Monday 25 October 2010

The Event

This show is seriously messed up. Like, seriously. But I love it.

Firstly, Jason Ritter is v v cute and I love him. Secondly, Luke Danes of Gilmore Girls fame is a weirdo. Thirdly, Blair Underwood isn't as good a President as I imagined him to be.

I missed it on Friday and so caught up with it over the weekend and am now so totally confused but completely hooked. I think it wants to be the new Lost, which, of course, is a highly unrealistic aim. It's Lost mixed with Invasion, a show that I adored but most people seem to think I made up. I didn't. I swear to you it existed and it was about aliens. And it had Eddie Cibrian in it, before he went and whored it up with Leann Rimes. I'm getting off point. It's no where near as good as Lost, because for some reason, the more unrealistic Lost became, the more I believed it. You follow? I have already failed to suspend my disbelief with The Event. But it keeps coming back.

I kinda wish this show had jibbed the aliens. I feel they are largely unnecessary. It's totally believable until they're all like, "Mr President, these people are not of terrestrial origin." Erm... why not? Why do they have to be aliens. I might just ignore that part of the show. Although, it has put me on edge a bit. How do we know that there aren't aliens wandering down the street, living next door to us? For all we know, they sit around Downing Street panicking that the aliens are going to start some sort of revolution and kill us all. I sincerely hope that this is not the case. I don't like the idea of aliens. I don't even like the word 'alien'. Thank God it's just a TV show.

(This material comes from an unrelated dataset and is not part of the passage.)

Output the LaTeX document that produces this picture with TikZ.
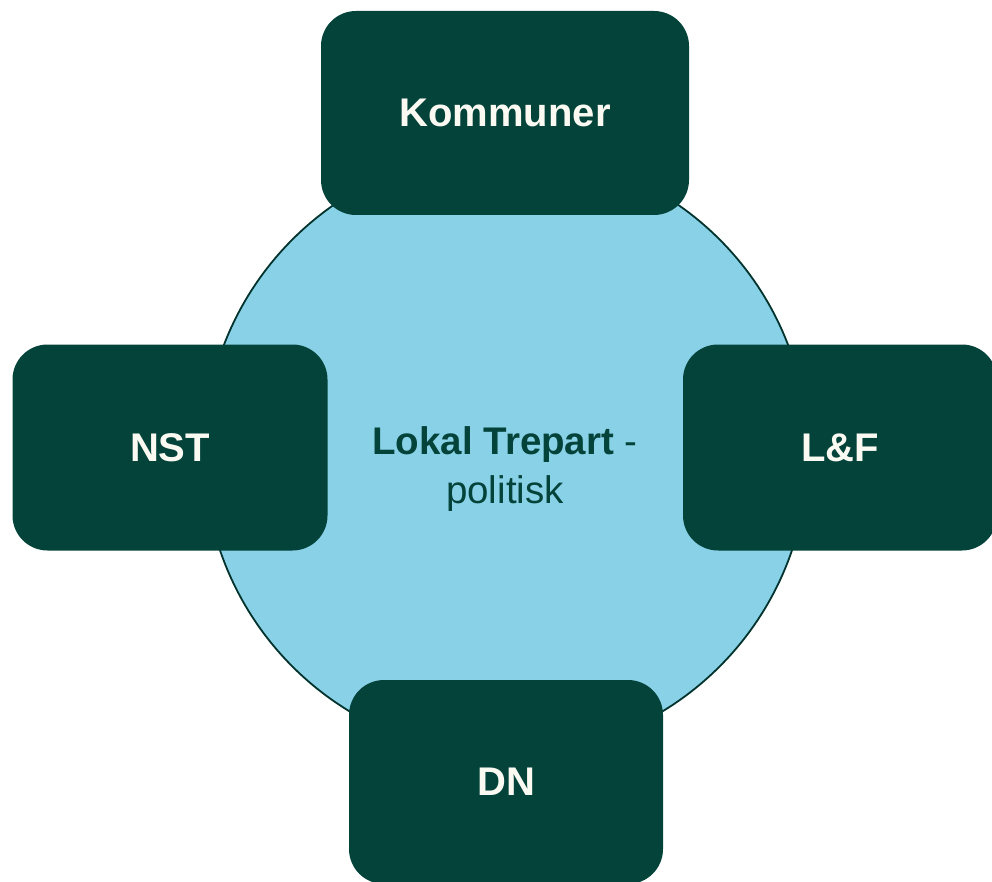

The idea of it is is that Jason Ritter takes his very pretty girlfriend who happens to be Luke Danes' daughter on a cruise where he plans to propose. Whilst on this cruise, Jason Ritter who plays Sean Walker, saves a woman's life because her 'boyfriend' has a broken arm and can't swim. Then they totally geg in on Sean Walker's holiday and then, all of a sudden, whilst Sean Walker is off snorkling with the girl he saved, his girlfriend is kidnapped and all traces of him are removed from the ship. Now he has to try and find her. Then there is some sort of plane crash, where the plane is aimed at the President's party house and then, just before it hits, vanishes into thin air. This is because President Blair Underwood was about to announce his knowledge of the aliens on earth and attempt to integrate them into society, and they somehow stopped the plane by absorbing it in some sort of electromagnetic field and crashing it in the Arizona desert instead.

Jason Ritter/Sean Walker knows most of this, but now, he has been arrested for a murder he didn't commit, and no one even believes he has a girlfriend. To prove that she is real, he announces, "We were going to get married." If that's not cold hard evidence, I don't know what is. But I love a good conspiracy, and even though this one has disappointed me with the inclusion of aliens, when I watch it, I feel almost claustrophobic, trapped, much how I imagine Sean Walker to feel. It stresses me out. They've managed to very cleverly make Sean Walker a very empathetic character, I want him to solve it now. It ruins my life that no one believes him, and I now feel like I can't trust anyone ever again. For all I know, they're part of a real alien conspiracy. Jason Ritter is the only one who can help me. Much like Dennis Quaid is the only one who will save us when the earth begins to freeze over.

It's tense though. Really tense, and even though you know that everything is going to continually go wrong for Sean Walker, it still makes you go, "NOOOO!" when it happens. Poor, Sean Walker. He's so pretty and all he wants to do is find his girlfriend and get his identity back. Why won't they let him!? Why!?

Oh, and I'm almost certain that they're using the West Wing set for President Blair Underwood's scenes. Loves it.